Mindful of such challenges, Coogan is enthusiastic about opportunities for expanding EMI’s offerings to curriculum development initiatives for participating school districts. “We’re finding that many of the teachers who take our workshops are interested in adopting a problem-based curriculum and they’re looking to us for help in creating that content. One of the best aspects of Exeter’s curriculum is that it’s modified every year to meet our students’ needs, so we’re familiar with the process. And because we’re going out into these school districts and building relationships with individual teachers, we’re in a unique position to help.”

Both Bergofsky and Coogan are quick to point out, however, that none of these initiatives would be possible were it not for the generosity of numerous Academy donors including Judith Bigelow and Fred Pittman ‘51. The parent of four Exonians, Bigelow is a strong proponent of EMI and a major contributor to the program. “Judith has been an amazing supporter of EMI, a super donor really,” says Coogan. “She’s inspiring and supportive and so interested in improving public education—it’s wonderful working with her.” Bigelow’s support, notes Coogan, has enabled EMI to offer new workshops to public school teachers in a number of cities including Chicago and Cincinnati.

“I admire Exeter’s attitude – ‘We’re an institution that’s grounded in a larger community, and if we have resources we can share, we will do that.’ – I think that’s very important,” says Bigelow. “I’m delighted to support EMI and give children outside of Exeter the chance to experience the high quality education that my kids have received. I also believe that the professional development goes both ways – the Exeter teachers learn as much from the experience as the public school teachers do. My hope is that as more people learn about EMI, they’ll feel moved to support it, too.”

Pittman has seen the program’s potential from its earliest days, says Bergofsky, providing valuable support for EMI workshops in Southern cities such as Charleston, South Carolina and Jackson, Mississippi. “One of the biggest challenges is matching up interested school districts with donors, and supporters like Dr. Pittman have been incredibly generous in that regard,” notes Coogan.

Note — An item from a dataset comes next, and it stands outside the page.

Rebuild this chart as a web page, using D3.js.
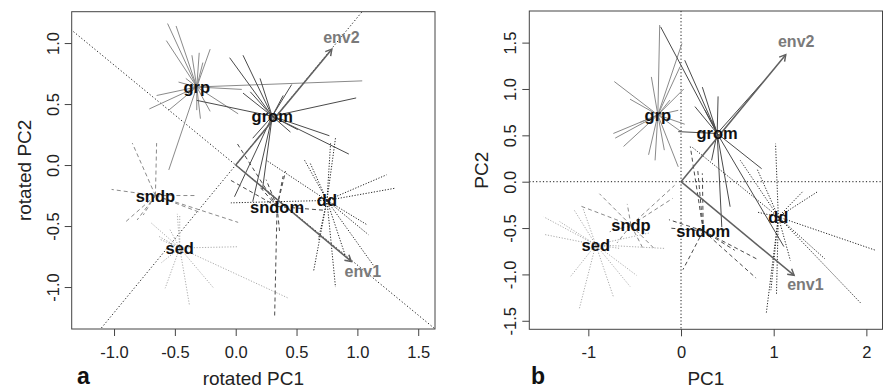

“I liked the idea of the program from the moment I heard about it,” says Pittman. “I’m all in favor of introducing others to the wonderful things that can happen through the use of the Harkness approach, which is such a valuable means of fostering dialogue between students. When students gather around that oval table, they teach each other – it creates a wonderful atmosphere for learning.” Pittman says that he’s also had wonderful correspondence with teachers who have participated in the workshops. “They tell me the experience has changed the way they teach math.”

“I’ve never before seen teachers cheer at the end of a professional development workshop, but that’s what happened last year,” says Ben Sabree, a mathematics instructor at St. Andrew’s Episcopal School in Ridgeland, Mississippi, who helped to organize a 2015 EMI workshop for public school teachers in Jackson. “The feedback was overwhelmingly positive; everyone rated the workshop as extremely useful and I expect all of the teachers to return for this summer’s offering.”